To me Kant is a materialist — as opposed to an idealist — because he does see things-in-themselves as existing outside our minds and whether we perceive them or not. I’m entirely on the same page as you regarding realism versus idealism. (I am not sympathetic to the latter.)
FWIW, I see anti-realism as separate from either realism or idealism. Somewhat how fiction is separate from either truth or lies. As I understand philosophical ontological anti-realism, it’s a meta-position stating there is no “fact of the matter” regarding ontological “what is real?” questions. Roughly, anti-realists can view unicorns as equally as real as horses. Or not.
As you suggest, physicists have their own spin on it, but ultimately I think it’s not hugely different.
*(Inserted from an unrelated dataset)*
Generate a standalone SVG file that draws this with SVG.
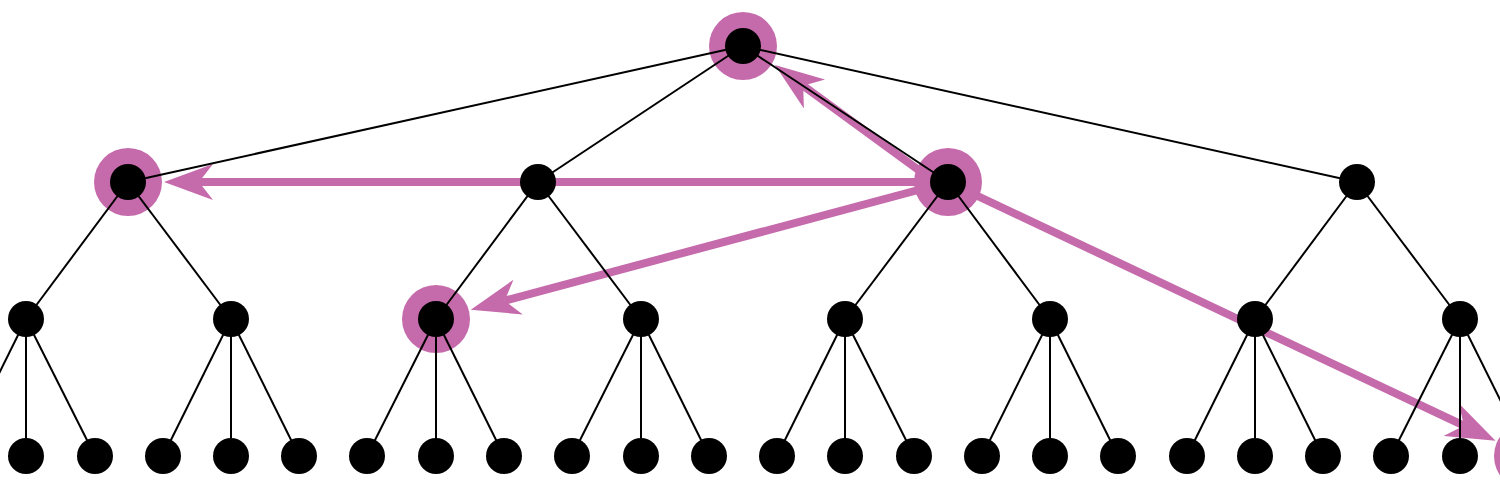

They call the Copenhagen view (and others) anti-realist because those views of QM offer no “fact of the matter” about reality, just prescriptions for determining the probabilities of experimental outcomes. In contrast to realist and idealist QM interpretations.
True, the MWI is a realist theory. Sort of. The MWI is a kind of magical realism. It accepts, even embraces, the ontology of the wavefunction (a multi-world universal one!!) without ever defining it. All quantum theories have unresolved issues that supporters overlook and detractors emphasize. I’m not sympathetic to the MWI so I see its issues as deal-breakers. (I want an ontology that explains exactly what the wavefunction is. I think it might be connected to the de Broglie wavelength.)